START

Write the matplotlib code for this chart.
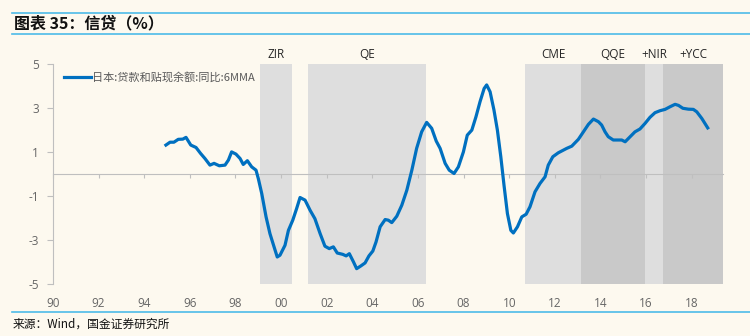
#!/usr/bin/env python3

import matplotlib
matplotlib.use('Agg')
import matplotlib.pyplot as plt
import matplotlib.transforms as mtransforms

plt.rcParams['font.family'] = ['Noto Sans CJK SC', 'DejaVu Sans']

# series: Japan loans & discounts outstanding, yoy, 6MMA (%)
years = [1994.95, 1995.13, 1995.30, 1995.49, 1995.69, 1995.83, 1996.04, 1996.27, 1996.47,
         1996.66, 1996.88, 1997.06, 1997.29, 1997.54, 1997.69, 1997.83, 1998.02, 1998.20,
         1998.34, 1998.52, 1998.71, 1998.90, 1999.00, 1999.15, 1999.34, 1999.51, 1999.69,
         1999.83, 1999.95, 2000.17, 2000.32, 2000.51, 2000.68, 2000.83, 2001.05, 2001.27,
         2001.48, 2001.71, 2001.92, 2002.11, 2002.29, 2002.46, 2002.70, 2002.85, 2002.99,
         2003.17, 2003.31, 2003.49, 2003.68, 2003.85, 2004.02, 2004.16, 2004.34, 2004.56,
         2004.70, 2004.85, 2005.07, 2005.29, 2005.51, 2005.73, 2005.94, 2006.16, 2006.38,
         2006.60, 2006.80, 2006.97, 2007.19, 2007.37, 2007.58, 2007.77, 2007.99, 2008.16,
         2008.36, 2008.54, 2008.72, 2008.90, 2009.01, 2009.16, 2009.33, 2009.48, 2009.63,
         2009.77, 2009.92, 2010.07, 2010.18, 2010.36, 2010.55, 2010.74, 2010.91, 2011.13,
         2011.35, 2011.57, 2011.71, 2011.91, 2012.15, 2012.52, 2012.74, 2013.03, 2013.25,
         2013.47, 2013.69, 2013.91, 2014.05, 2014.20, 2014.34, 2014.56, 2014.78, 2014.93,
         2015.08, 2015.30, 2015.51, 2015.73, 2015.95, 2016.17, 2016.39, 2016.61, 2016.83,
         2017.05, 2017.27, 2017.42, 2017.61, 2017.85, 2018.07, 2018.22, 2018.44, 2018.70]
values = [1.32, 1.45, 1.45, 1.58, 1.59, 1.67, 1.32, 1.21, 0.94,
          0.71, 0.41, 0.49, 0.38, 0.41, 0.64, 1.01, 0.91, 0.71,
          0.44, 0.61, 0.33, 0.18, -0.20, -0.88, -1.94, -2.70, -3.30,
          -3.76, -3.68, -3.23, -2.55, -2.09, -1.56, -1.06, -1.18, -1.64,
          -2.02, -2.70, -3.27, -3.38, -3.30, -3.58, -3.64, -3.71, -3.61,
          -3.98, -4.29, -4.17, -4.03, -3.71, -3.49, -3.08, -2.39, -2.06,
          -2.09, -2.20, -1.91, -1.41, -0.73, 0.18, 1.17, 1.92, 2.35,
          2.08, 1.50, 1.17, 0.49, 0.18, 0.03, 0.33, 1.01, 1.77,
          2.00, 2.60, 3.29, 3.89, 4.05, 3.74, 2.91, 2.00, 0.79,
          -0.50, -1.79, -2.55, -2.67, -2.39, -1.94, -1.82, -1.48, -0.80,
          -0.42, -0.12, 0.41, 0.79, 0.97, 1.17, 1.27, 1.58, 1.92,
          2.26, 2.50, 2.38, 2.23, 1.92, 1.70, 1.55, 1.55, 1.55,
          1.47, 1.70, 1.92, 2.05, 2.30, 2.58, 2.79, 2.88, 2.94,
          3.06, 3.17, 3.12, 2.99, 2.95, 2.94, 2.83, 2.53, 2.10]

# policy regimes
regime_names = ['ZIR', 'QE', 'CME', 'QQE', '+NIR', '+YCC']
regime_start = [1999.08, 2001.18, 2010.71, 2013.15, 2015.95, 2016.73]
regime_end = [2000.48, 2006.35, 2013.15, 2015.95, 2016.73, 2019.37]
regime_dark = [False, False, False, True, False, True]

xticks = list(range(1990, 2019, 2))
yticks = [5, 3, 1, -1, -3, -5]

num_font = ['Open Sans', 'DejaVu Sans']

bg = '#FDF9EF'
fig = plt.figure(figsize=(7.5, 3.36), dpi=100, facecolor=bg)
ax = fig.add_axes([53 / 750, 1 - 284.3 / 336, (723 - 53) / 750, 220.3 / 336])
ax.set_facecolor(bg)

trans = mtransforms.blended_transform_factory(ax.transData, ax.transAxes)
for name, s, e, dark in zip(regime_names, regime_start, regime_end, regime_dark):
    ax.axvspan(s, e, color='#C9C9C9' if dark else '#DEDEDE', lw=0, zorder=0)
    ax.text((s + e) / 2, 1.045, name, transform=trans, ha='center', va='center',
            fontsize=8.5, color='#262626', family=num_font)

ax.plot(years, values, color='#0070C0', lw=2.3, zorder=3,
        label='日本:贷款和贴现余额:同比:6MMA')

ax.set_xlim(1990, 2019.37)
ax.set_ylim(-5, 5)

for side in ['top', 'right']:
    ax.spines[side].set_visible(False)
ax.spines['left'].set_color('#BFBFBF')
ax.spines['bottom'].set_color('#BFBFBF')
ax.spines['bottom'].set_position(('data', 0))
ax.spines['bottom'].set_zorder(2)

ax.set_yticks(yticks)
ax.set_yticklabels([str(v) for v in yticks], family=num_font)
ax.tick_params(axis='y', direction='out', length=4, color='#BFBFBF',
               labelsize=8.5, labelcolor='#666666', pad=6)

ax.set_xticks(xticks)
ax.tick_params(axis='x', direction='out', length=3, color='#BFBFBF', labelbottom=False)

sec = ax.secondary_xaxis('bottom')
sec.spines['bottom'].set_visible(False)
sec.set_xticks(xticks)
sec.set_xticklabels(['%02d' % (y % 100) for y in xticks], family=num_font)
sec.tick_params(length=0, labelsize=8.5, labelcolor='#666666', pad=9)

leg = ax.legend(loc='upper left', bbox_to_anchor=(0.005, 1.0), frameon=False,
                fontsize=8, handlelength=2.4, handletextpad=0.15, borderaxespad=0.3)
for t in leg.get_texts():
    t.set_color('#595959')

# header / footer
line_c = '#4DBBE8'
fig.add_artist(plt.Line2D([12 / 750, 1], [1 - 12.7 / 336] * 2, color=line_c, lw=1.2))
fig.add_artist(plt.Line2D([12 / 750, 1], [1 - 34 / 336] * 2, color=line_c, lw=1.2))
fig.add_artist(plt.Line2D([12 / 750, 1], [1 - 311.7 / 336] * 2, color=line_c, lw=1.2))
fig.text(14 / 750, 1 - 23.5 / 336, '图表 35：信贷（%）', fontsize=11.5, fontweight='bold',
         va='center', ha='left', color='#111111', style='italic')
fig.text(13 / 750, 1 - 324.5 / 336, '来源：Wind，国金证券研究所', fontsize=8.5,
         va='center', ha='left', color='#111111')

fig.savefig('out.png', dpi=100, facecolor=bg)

END

▶ GIVEN REQUEST
Write the listing above out again exactly, dropping each image.

▶ RESULT OF THIS TASK
Write the matplotlib code for this chart.
#!/usr/bin/env python3

import matplotlib
matplotlib.use('Agg')
import matplotlib.pyplot as plt
import matplotlib.transforms as mtransforms

plt.rcParams['font.family'] = ['Noto Sans CJK SC', 'DejaVu Sans']

# series: Japan loans & discounts outstanding, yoy, 6MMA (%)
years = [1994.95, 1995.13, 1995.30, 1995.49, 1995.69, 1995.83, 1996.04, 1996.27, 1996.47,
         1996.66, 1996.88, 1997.06, 1997.29, 1997.54, 1997.69, 1997.83, 1998.02, 1998.20,
         1998.34, 1998.52, 1998.71, 1998.90, 1999.00, 1999.15, 1999.34, 1999.51, 1999.69,
         1999.83, 1999.95, 2000.17, 2000.32, 2000.51, 2000.68, 2000.83, 2001.05, 2001.27,
         2001.48, 2001.71, 2001.92, 2002.11, 2002.29, 2002.46, 2002.70, 2002.85, 2002.99,
         2003.17, 2003.31, 2003.49, 2003.68, 2003.85, 2004.02, 2004.16, 2004.34, 2004.56,
         2004.70, 2004.85, 2005.07, 2005.29, 2005.51, 2005.73, 2005.94, 2006.16, 2006.38,
         2006.60, 2006.80, 2006.97, 2007.19, 2007.37, 2007.58, 2007.77, 2007.99, 2008.16,
         2008.36, 2008.54, 2008.72, 2008.90, 2009.01, 2009.16, 2009.33, 2009.48, 2009.63,
         2009.77, 2009.92, 2010.07, 2010.18, 2010.36, 2010.55, 2010.74, 2010.91, 2011.13,
         2011.35, 2011.57, 2011.71, 2011.91, 2012.15, 2012.52, 2012.74, 2013.03, 2013.25,
         2013.47, 2013.69, 2013.91, 2014.05, 2014.20, 2014.34, 2014.56, 2014.78, 2014.93,
         2015.08, 2015.30, 2015.51, 2015.73, 2015.95, 2016.17, 2016.39, 2016.61, 2016.83,
         2017.05, 2017.27, 2017.42, 2017.61, 2017.85, 2018.07, 2018.22, 2018.44, 2018.70]
values = [1.32, 1.45, 1.45, 1.58, 1.59, 1.67, 1.32, 1.21, 0.94,
          0.71, 0.41, 0.49, 0.38, 0.41, 0.64, 1.01, 0.91, 0.71,
          0.44, 0.61, 0.33, 0.18, -0.20, -0.88, -1.94, -2.70, -3.30,
          -3.76, -3.68, -3.23, -2.55, -2.09, -1.56, -1.06, -1.18, -1.64,
          -2.02, -2.70, -3.27, -3.38, -3.30, -3.58, -3.64, -3.71, -3.61,
          -3.98, -4.29, -4.17, -4.03, -3.71, -3.49, -3.08, -2.39, -2.06,
          -2.09, -2.20, -1.91, -1.41, -0.73, 0.18, 1.17, 1.92, 2.35,
          2.08, 1.50, 1.17, 0.49, 0.18, 0.03, 0.33, 1.01, 1.77,
          2.00, 2.60, 3.29, 3.89, 4.05, 3.74, 2.91, 2.00, 0.79,
          -0.50, -1.79, -2.55, -2.67, -2.39, -1.94, -1.82, -1.48, -0.80,
          -0.42, -0.12, 0.41, 0.79, 0.97, 1.17, 1.27, 1.58, 1.92,
          2.26, 2.50, 2.38, 2.23, 1.92, 1.70, 1.55, 1.55, 1.55,
          1.47, 1.70, 1.92, 2.05, 2.30, 2.58, 2.79, 2.88, 2.94,
          3.06, 3.17, 3.12, 2.99, 2.95, 2.94, 2.83, 2.53, 2.10]

# policy regimes
regime_names = ['ZIR', 'QE', 'CME', 'QQE', '+NIR', '+YCC']
regime_start = [1999.08, 2001.18, 2010.71, 2013.15, 2015.95, 2016.73]
regime_end = [2000.48, 2006.35, 2013.15, 2015.95, 2016.73, 2019.37]
regime_dark = [False, False, False, True, False, True]

xticks = list(range(1990, 2019, 2))
yticks = [5, 3, 1, -1, -3, -5]

num_font = ['Open Sans', 'DejaVu Sans']

bg = '#FDF9EF'
fig = plt.figure(figsize=(7.5, 3.36), dpi=100, facecolor=bg)
ax = fig.add_axes([53 / 750, 1 - 284.3 / 336, (723 - 53) / 750, 220.3 / 336])
ax.set_facecolor(bg)

trans = mtransforms.blended_transform_factory(ax.transData, ax.transAxes)
for name, s, e, dark in zip(regime_names, regime_start, regime_end, regime_dark):
    ax.axvspan(s, e, color='#C9C9C9' if dark else '#DEDEDE', lw=0, zorder=0)
    ax.text((s + e) / 2, 1.045, name, transform=trans, ha='center', va='center',
            fontsize=8.5, color='#262626', family=num_font)

ax.plot(years, values, color='#0070C0', lw=2.3, zorder=3,
        label='日本:贷款和贴现余额:同比:6MMA')

ax.set_xlim(1990, 2019.37)
ax.set_ylim(-5, 5)

for side in ['top', 'right']:
    ax.spines[side].set_visible(False)
ax.spines['left'].set_color('#BFBFBF')
ax.spines['bottom'].set_color('#BFBFBF')
ax.spines['bottom'].set_position(('data', 0))
ax.spines['bottom'].set_zorder(2)

ax.set_yticks(yticks)
ax.set_yticklabels([str(v) for v in yticks], family=num_font)
ax.tick_params(axis='y', direction='out', length=4, color='#BFBFBF',
               labelsize=8.5, labelcolor='#666666', pad=6)

ax.set_xticks(xticks)
ax.tick_params(axis='x', direction='out', length=3, color='#BFBFBF', labelbottom=False)

sec = ax.secondary_xaxis('bottom')
sec.spines['bottom'].set_visible(False)
sec.set_xticks(xticks)
sec.set_xticklabels(['%02d' % (y % 100) for y in xticks], family=num_font)
sec.tick_params(length=0, labelsize=8.5, labelcolor='#666666', pad=9)

leg = ax.legend(loc='upper left', bbox_to_anchor=(0.005, 1.0), frameon=False,
                fontsize=8, handlelength=2.4, handletextpad=0.15, borderaxespad=0.3)
for t in leg.get_texts():
    t.set_color('#595959')

# header / footer
line_c = '#4DBBE8'
fig.add_artist(plt.Line2D([12 / 750, 1], [1 - 12.7 / 336] * 2, color=line_c, lw=1.2))
fig.add_artist(plt.Line2D([12 / 750, 1], [1 - 34 / 336] * 2, color=line_c, lw=1.2))
fig.add_artist(plt.Line2D([12 / 750, 1], [1 - 311.7 / 336] * 2, color=line_c, lw=1.2))
fig.text(14 / 750, 1 - 23.5 / 336, '图表 35：信贷（%）', fontsize=11.5, fontweight='bold',
         va='center', ha='left', color='#111111', style='italic')
fig.text(13 / 750, 1 - 324.5 / 336, '来源：Wind，国金证券研究所', fontsize=8.5,
         va='center', ha='left', color='#111111')

fig.savefig('out.png', dpi=100, facecolor=bg)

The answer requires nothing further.